In 1985, he went to work for NASA as the lead resource analyst for the space shuttle solid rocket boosters, external tank, and Centaur upper stage. Cook’s first assignment led to his writing a memo on engineers’ concerns that flaws with the solid rocket booster O-ring seals could cause the shuttle to blow up. In 1986, after the Challenger disaster, he disrupted a NASA cover-up when he provided his memo, along with other documents on the hazards of the O-rings, to the New York Times. His disclosures paved the way for revelations by engineers from Morton Thiokol, Inc., about how they opposed the launch of Challenger the night before lift-off.

Called to testify before the Presidential Commission at an internationally televised public hearing, Cook stood his ground when his experience and competence were challenged. He continued to contribute to the investigation during interviews with Commission staff and the NASA Office of Inspector General and in meetings with Senator Ernest Hollings, who was trying to raise issues before the Senate on whether there had been White House pressure to launch Challenger.

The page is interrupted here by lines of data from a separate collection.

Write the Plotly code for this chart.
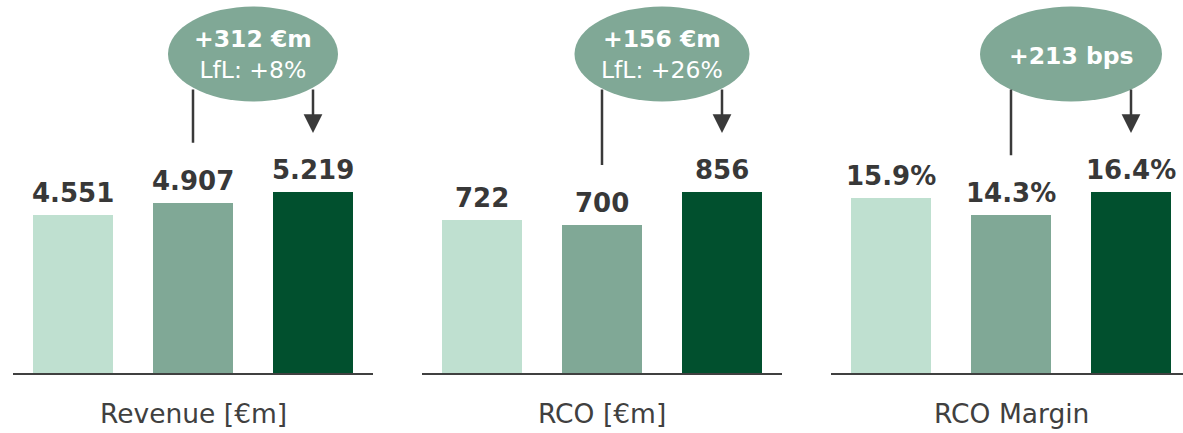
import plotly.graph_objects as go

# ---------------- data ----------------
periods = ["Period A", "Period B", "Period C"]
panel_titles = ["Revenue [€m]", "RCO [€m]", "RCO Margin"]
revenue = [4551, 4907, 5219]
rco = [722, 700, 856]
rco_margin = [15.9, 14.3, 16.4]
bubble_main = ["+312 €m", "+156 €m", "+213 bps"]
bubble_sub = ["LfL: +8%", "LfL: +26%", ""]

def fmt_thousands(v):
    return f"{v:,}".replace(",", ".")

def fmt_int(v):
    return f"{v}"

def fmt_pct(v):
    return f"{v:.1f}%"

series = [revenue, rco, rco_margin]
formatters = [fmt_thousands, fmt_int, fmt_pct]

# ---------------- style / layout ----------------
W, H = 1183, 433
bar_colors = ["#BFE0D0", "#80A896", "#01502E"]
bubble_color = "#80A896"
text_dark = "#383838"
line_color = "#3A3A3A"
base_px = 373          # baseline pixel (from top)
max_bar_px = 181       # height of tallest bar in px
cat_px = 120           # pixels per category
domains_px = [(13, 373), (422, 782), (831, 1183)]
bubble_w = [170, 175, 182]
bubble_h = 95
bubble_cy = 54
tail_px = 88

fig = go.Figure()

for i in range(3):
    xa = "x" if i == 0 else f"x{i+1}"
    ya = "y" if i == 0 else f"y{i+1}"
    vals = series[i]
    ytop = max(vals) * base_px / max_bar_px
    fig.add_trace(go.Bar(
        x=periods, y=vals, xaxis=xa, yaxis=ya,
        marker=dict(color=bar_colors, line=dict(width=0)),
        width=80 / cat_px, showlegend=False, hoverinfo="skip",
    ))
    d0, d1 = domains_px[i]
    xr_right = -0.5 + (d1 - d0) / cat_px
    axkey = "xaxis" if i == 0 else f"xaxis{i+1}"
    aykey = "yaxis" if i == 0 else f"yaxis{i+1}"
    fig.update_layout(**{
        axkey: dict(domain=[d0 / W, d1 / W], range=[-0.5, xr_right],
                    anchor=ya, showticklabels=False, ticks="",
                    showgrid=False, zeroline=False, showline=True,
                    linecolor="#404040", linewidth=2, fixedrange=True),
        aykey: dict(domain=[(H - base_px) / H, 1], range=[0, ytop],
                    anchor=xa, visible=False, showgrid=False, fixedrange=True),
    })

    # value labels
    for j, v in enumerate(vals):
        fig.add_annotation(x=j, y=v, xref=xa, yref=ya, text=f"<b>{formatters[i](v)}</b>",
                           showarrow=False, yanchor="bottom", yshift=5,
                           font=dict(family="DejaVu Sans", size=26, color=text_dark))

    # panel title
    fig.add_annotation(x=1, y=(H - 413) / H, xref=xa, yref="paper", text=panel_titles[i],
                       showarrow=False, yanchor="middle",
                       font=dict(family="DejaVu Sans", size=26.5, color="#404040"))

    # bubble
    cx = 1.5
    hw = bubble_w[i] / 2 / cat_px
    fig.add_shape(type="circle", xref=xa, yref="paper",
                  x0=cx - hw, x1=cx + hw,
                  y0=(H - (bubble_cy + bubble_h / 2)) / H,
                  y1=(H - (bubble_cy - bubble_h / 2)) / H,
                  fillcolor=bubble_color, line=dict(width=0), layer="above")
    if bubble_sub[i]:
        btxt = f"<b>{bubble_main[i]}</b><br>{bubble_sub[i]}"
        by = bubble_cy + 1
    else:
        btxt = f"<b>{bubble_main[i]}</b>"
        by = bubble_cy + 2
    fig.add_annotation(x=cx, y=(H - by) / H, xref=xa, yref="paper", text=btxt,
                       showarrow=False, yanchor="middle",
                       font=dict(family="DejaVu Sans", size=23.5, color="white"))

    # connector line from bar 2 and arrow to bar 3
    tail_y = ytop * (base_px - tail_px) / base_px
    fig.add_annotation(x=1, y=vals[1], xref=xa, yref=ya, ax=1, ay=tail_y,
                       axref=xa, ayref=ya, text="", showarrow=True,
                       arrowhead=0, arrowwidth=2.5, arrowcolor=line_color, standoff=60)
    fig.add_annotation(x=2, y=vals[2], xref=xa, yref=ya, ax=2, ay=tail_y,
                       axref=xa, ayref=ya, text="", showarrow=True,
                       arrowhead=2, arrowsize=1.5, arrowwidth=2.5,
                       arrowcolor=line_color, standoff=59)

fig.update_layout(
    width=W, height=H, autosize=False,
    margin=dict(l=0, r=0, t=0, b=0),
    paper_bgcolor="white", plot_bgcolor="white",
    bargap=0, showlegend=False,
)

fig.write_html("out.html", config={"displayModeBar": False},
               post_script="document.body.style.margin='0px';document.body.style.overflow='hidden';")
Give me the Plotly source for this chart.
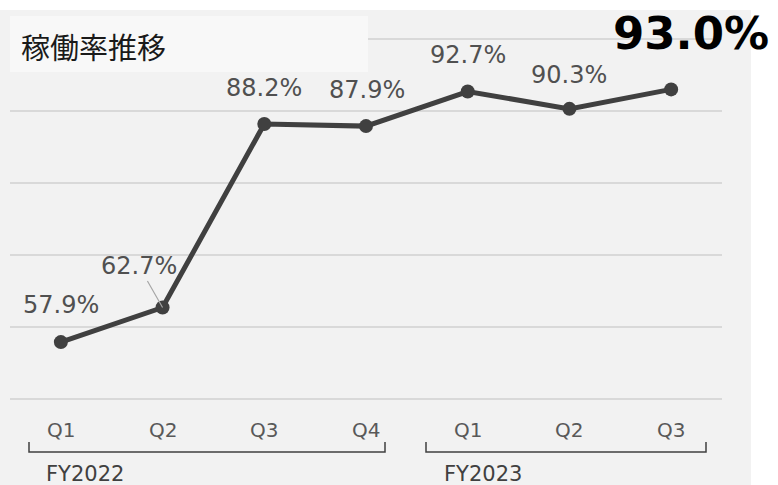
import plotly.graph_objects as go

# ---- data ----
quarters = ["Q1", "Q2", "Q3", "Q4", "Q1", "Q2", "Q3"]
fiscal_years = ["FY2022", "FY2023"]
rates = [57.9, 62.7, 88.2, 87.9, 92.7, 90.3, 93.0]
grid_values = [50, 60, 70, 80, 90, 100]
title_text = "稼働率推移"

W, H = 778, 485
ML, MR, MT, MB = 10, 56, 10, 65
PW, PH = W - ML - MR, H - MT - MB


def pxp(p):
    return (p - ML) / PW


def pyp(p):
    return (H - MB - p) / PH


fig = go.Figure()
xs = list(range(len(rates)))
fig.add_trace(go.Scatter(
    x=xs, y=rates, mode="lines+markers",
    line=dict(color="#404040", width=5),
    marker=dict(color="#404040", size=14),
    hoverinfo="skip", showlegend=False,
))

shapes = []
# gray background panel
shapes.append(dict(type="rect", xref="paper", yref="paper",
                   x0=pxp(0), x1=pxp(751), y0=pyp(485), y1=pyp(10),
                   fillcolor="#f2f2f2", line=dict(width=0), layer="below"))
# title box
shapes.append(dict(type="rect", xref="paper", yref="paper",
                   x0=pxp(10), x1=pxp(368), y0=pyp(72), y1=pyp(16),
                   fillcolor="#f8f8f8", line=dict(width=0), layer="above"))

step = PW / len(rates)


def xd(p):
    return (p - ML) / step - 0.5


# FY brackets
bracket_px = [(29, 385), (426, 706)]
ytop, ybot = pyp(442), pyp(452)
for (a, b) in bracket_px:
    x0, x1 = xd(a), xd(b)
    shapes.append(dict(type="path", xref="x", yref="paper",
                       path=f"M {x0},{ytop} L {x0},{ybot} L {x1},{ybot} L {x1},{ytop}",
                       line=dict(color="#404040", width=1.5)))

annotations = []
annotations.append(dict(text=title_text, xref="paper", yref="paper",
                        x=pxp(19), y=pyp(46), xanchor="left", yanchor="middle",
                        showarrow=False,
                        font=dict(family="Noto Sans CJK JP", size=29, color="#1a1a1a")))

label_font = dict(family="DejaVu Sans", size=24, color="#505050")
shifts = [(0, 37), (-24, 42), (0, 36), (1, 36), (0, 37), (0, 34), (20, 56)]
for i, (v, (dx, dy)) in enumerate(zip(rates, shifts)):
    txt = f"{v:.1f}%"
    if i == len(rates) - 1:
        annotations.append(dict(text=f"<b>{txt}</b>", x=i, y=v, xref="x", yref="y",
                                xshift=dx, yshift=dy, showarrow=False,
                                font=dict(family="DejaVu Sans", size=45, color="#000000")))
    elif i == 1:
        annotations.append(dict(text=txt, x=i, y=v, xref="x", yref="y",
                                ax=dx, ay=-dy, axref="pixel", ayref="pixel",
                                showarrow=True, arrowhead=0, arrowwidth=1.2,
                                arrowcolor="#a6a6a6", standoff=0,
                                font=label_font))
    else:
        annotations.append(dict(text=txt, x=i, y=v, xref="x", yref="y",
                                xshift=dx, yshift=dy, showarrow=False, font=label_font))

for i, q in enumerate(quarters):
    annotations.append(dict(text=q, x=i, y=pyp(430), xref="x", yref="paper",
                            yanchor="middle", showarrow=False,
                            font=dict(family="DejaVu Sans", size=20, color="#595959")))

fy_left_px = [44, 442]
for fy, lp in zip(fiscal_years, fy_left_px):
    annotations.append(dict(text=fy, x=xd(lp), y=pyp(474), xref="x", yref="paper",
                            xanchor="left", yanchor="middle", showarrow=False,
                            font=dict(family="DejaVu Sans", size=21, color="#404040")))

ymin = 50 - (H - MB - 399) / 7.2
ymax = 50 + (399 - MT) / 7.2

fig.update_layout(
    width=W, height=H,
    margin=dict(l=ML, r=MR, t=MT, b=MB),
    paper_bgcolor="#ffffff", plot_bgcolor="rgba(0,0,0,0)",
    shapes=shapes, annotations=annotations,
    xaxis=dict(range=[-0.5, len(rates) - 0.5], showgrid=False, zeroline=False,
               showticklabels=False, showline=False, fixedrange=True),
    yaxis=dict(range=[ymin, ymax], tickvals=grid_values, showticklabels=False,
               gridcolor="#d9d9d9", gridwidth=2, zeroline=False, showline=False,
               fixedrange=True),
)

fig.write_html(
    "out.html",
    config={"displayModeBar": False},
    post_script="document.body.style.margin='0';document.body.style.overflow='hidden';",
)
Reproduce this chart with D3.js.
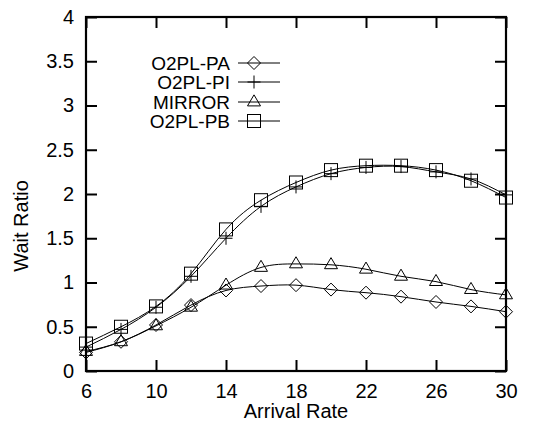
<!DOCTYPE html>
<html><head><meta charset="utf-8">
<script src="https://cdn.jsdelivr.net/npm/d3@7"></script>
<style>body{margin:0;background:#fff}svg{display:block}text{font-family:"Liberation Sans",Arial,sans-serif;fill:#000}</style>
</head><body><svg id="c" width="536" height="425"></svg>
<script>
const arrivalRates = [6,8,10,12,14,16,18,20,22,24,26,28,30];
const o2plPA = [0.21,0.33,0.52,0.745,0.91,0.96,0.97,0.92,0.885,0.84,0.78,0.73,0.67];
const o2plPI = [0.27,0.47,0.72,1.07,1.50,1.86,2.08,2.23,2.30,2.31,2.25,2.17,1.99];
const mirror = [0.22,0.33,0.51,0.72,0.97,1.17,1.21,1.20,1.15,1.07,1.01,0.92,0.86];
const o2plPB = [0.31,0.50,0.73,1.10,1.60,1.93,2.13,2.27,2.32,2.32,2.27,2.15,1.96];
const seriesNames = ["O2PL-PA","O2PL-PI","MIRROR","O2PL-PB"];
const xTicks = [6,10,14,18,22,26,30];
const yTicks = [0,0.5,1,1.5,2,2.5,3,3.5,4];

const svg = d3.select("#c");
const L=86,R=506,T=17,B=371, FS=20, LFS=19, TK=11;
const x = d3.scaleLinear().domain([6,30]).range([L,R]);
const y = d3.scaleLinear().domain([0,4]).range([B,T]);

const series = [
  {name:seriesNames[0], vals:o2plPA, marker:"diamond"},
  {name:seriesNames[1], vals:o2plPI, marker:"plus"},
  {name:seriesNames[2], vals:mirror, marker:"triangle"},
  {name:seriesNames[3], vals:o2plPB, marker:"square"}
];

function drawMarker(g, type, cx, cy){
  const s=6.5;
  if(type==="diamond") g.append("path").attr("d",`M${cx},${cy-s}L${cx+s},${cy}L${cx},${cy+s}L${cx-s},${cy}Z`);
  else if(type==="plus") g.append("path").attr("d",`M${cx-s},${cy}H${cx+s}M${cx},${cy-s}V${cy+s}`);
  else if(type==="square") g.append("rect").attr("x",cx-s).attr("y",cy-s).attr("width",2*s).attr("height",2*s);
  else if(type==="triangle") g.append("path").attr("d",`M${cx},${cy-s*1.1}L${cx+s},${cy+s*0.6}L${cx-s},${cy+s*0.6}Z`);
}

const xAxB = d3.axisBottom(x).tickValues(xTicks).tickSizeInner(-TK).tickSizeOuter(0).tickFormat(d3.format("d"));
const xAxT = d3.axisTop(x).tickValues(xTicks).tickSizeInner(-TK).tickSizeOuter(0).tickFormat("");
const yAxL = d3.axisLeft(y).tickValues(yTicks).tickSizeInner(-TK).tickSizeOuter(0).tickFormat(d3.format("~g"));
const yAxR = d3.axisRight(y).tickValues(yTicks).tickSizeInner(-TK).tickSizeOuter(0).tickFormat("");
function styleAxis(g){
  g.select(".domain").remove();
  g.selectAll(".tick line").attr("stroke","#000").attr("stroke-width",2);
  g.selectAll("text").attr("font-size",FS).attr("font-family","Liberation Sans, Arial, sans-serif").attr("fill","#000");
}
svg.append("g").attr("transform",`translate(0,${B})`).call(xAxB).call(styleAxis)
  .selectAll("text").attr("dy",null).attr("y",27);
svg.append("g").attr("transform",`translate(0,${T})`).call(xAxT).call(styleAxis);
svg.append("g").attr("transform",`translate(${L},0)`).call(yAxL).call(styleAxis)
  .selectAll("text").attr("x",-12);
svg.append("g").attr("transform",`translate(${R},0)`).call(yAxR).call(styleAxis);

svg.append("rect").attr("x",L).attr("y",T).attr("width",R-L).attr("height",B-T)
  .attr("fill","none").attr("stroke","#000").attr("stroke-width",2.2);

const line = d3.line().x((d,i)=>x(arrivalRates[i])).y(d=>y(d)).curve(d3.curveNatural);
const plot = svg.append("g").attr("fill","none").attr("stroke","#000").attr("stroke-width",1);
series.forEach(s=>{
  plot.append("path").attr("d",line(s.vals));
  const mg = plot.append("g");
  s.vals.forEach((v,i)=>drawMarker(mg,s.marker,x(arrivalRates[i]),y(v)));
});

const lg = svg.append("g");
const rowsY=[63,82,102,121];
series.forEach((s,i)=>{
  const cy=rowsY[i];
  lg.append("text").attr("x",230).attr("y",cy+7).attr("text-anchor","end").attr("font-size",LFS).text(s.name);
  lg.append("line").attr("x1",238).attr("x2",280).attr("y1",cy).attr("y2",cy).attr("stroke","#000").attr("stroke-width",1);
  const mg=lg.append("g").attr("fill","none").attr("stroke","#000").attr("stroke-width",1);
  drawMarker(mg,s.marker,254,cy);
});

svg.append("text").attr("x",296).attr("y",418).attr("text-anchor","middle").attr("font-size",FS).text("Arrival Rate");
svg.append("text").attr("transform","translate(28,226) rotate(-90)").attr("text-anchor","middle").attr("font-size",FS).text("Wait Ratio");
</script></body></html>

In addition to extensive interviews with the media after the disaster, Cook published articles in the Washington Post, Washington Monthly, Space and Security News, and the Houston Post; gave a press conference with the Institute of Space and Security Studies, where he said that the Presidential Commission had been created to cover-up the role of the White House in the launch decision; and wrote a report which he submitted to the U.S. Justice Department with a request for a new investigation. In 1991, he was the recipient of the Cavallo Foundation Award for Moral Courage in Business and Government, sharing the award with Roger Boisjoly of Morton Thiokol."